VOICES: Recent Surgeon General’s report highlights need to act on tobacco products

Bruce Barcelo, MS, CTTS, NCTTP Director of Education and Prevention, Soter Technologies, and faculty at The Breathing Association. (CONTRIBUTED)

Bruce Barcelo, MS, CTTS, NCTTP Director of Education and Prevention, Soter Technologies, and faculty at The Breathing Association. (CONTRIBUTED)

The 2024 Surgeon General Report estimates that each year, more than 490,000 deaths are attributable to cigarette smoking, exposure to secondhand tobacco smoking and use of vaping products in the United States. This report bears in mind the reality that 1 in 5 U.S. deaths are attributable to nicotine use as well as exposure to secondhand smoke and the emerging use of vaping products, this report underscores the huge impact of commercial tobacco in the U.S. and the disproportionate burden that is placed some communities and people. With this in mind, these findings are not simple health and economic issues but health disparities and social justice issues.

The report shows that while the United States has made tremendous progress in reducing smoke and even youth vaping rates, this progress has been uneven, and there are large and unacceptable disparities in those who use tobacco and suffer from devastating health consequences. There remain huge disparities by ethnicity, race, levels of income, education, gender, sexual orientation, and other factors.

So why are there these driving tobacco-related health disparities?

The Surgeon General’s Report makes clear that the tobacco industry is a major driver of these disparities. There has been a major decade-long tobacco industry targeting the Black community with menthol cigarettes, not to mention their efforts in the LGBTQ+ community.

The report details the industry’s pervasive role in creating and perpetuating tobacco-related disparities, including:

  • Targeted marketing to vulnerable populations
  • Fighting policies to reduce tobacco use
  • Advertising that misappropriates cultures and promotes harmful stereotypes
  • Manipulating products to make them more appealing and addictive

The Surgeon General traces the path of the industry’s destruction throughout the nation. While no community is spared, the discriminatory targeting and aggressive marketing by the tobacco industry is shown through who is affected by tobacco-caused death and disease.

Among the report’s many findings, it concludes that menthol-flavored tobacco products do increase the likelihood of the use of nicotine initiation, addiction, and a lifetime of use and are target-marketed and used disproportionately by population groups, including Blacks, those who identify as lesbian, gay or bisexual. Unfortunately, the Biden administration’s failure in 2023 to finalize the lifesaving rules to end the sale of menthol cigarettes and all flavored nicotine products across the country, I urge all states and cities across the U.S. to pass policies to end the sale of all flavored tobacco products, including menthol cigarettes, flavored cigars, and flavored e-cigarettes.

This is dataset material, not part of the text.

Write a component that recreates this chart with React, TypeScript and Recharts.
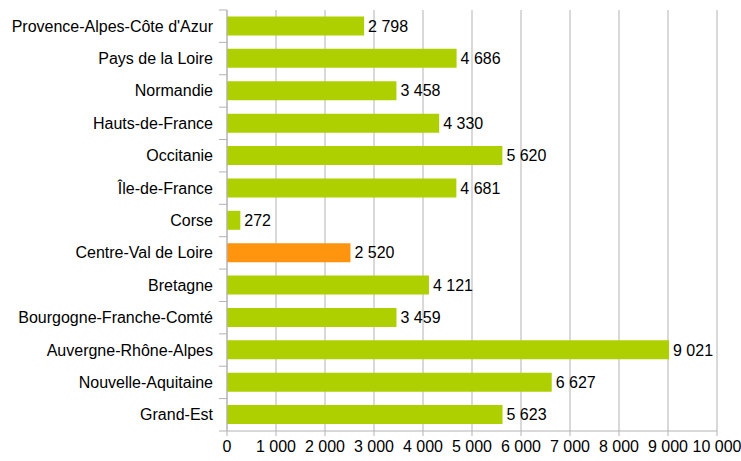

Unfortunately, here in Ohio, our state legislators have made this impossible for most communities. The reality for most of Ohio is that we will wait for the courts to decide if Ohio is truly a home-rule state. What is happening in Ohio is exactly what the Surgeon General was speaking to when writing that the tobacco industry’s influence fights meaningful nicotine reduction policy that will save lives.

Bruce Barcelo, MS, CTTS, NCTTP is the Director of Education and Prevention for Soter Technologies, and faculty at The Breathing Association.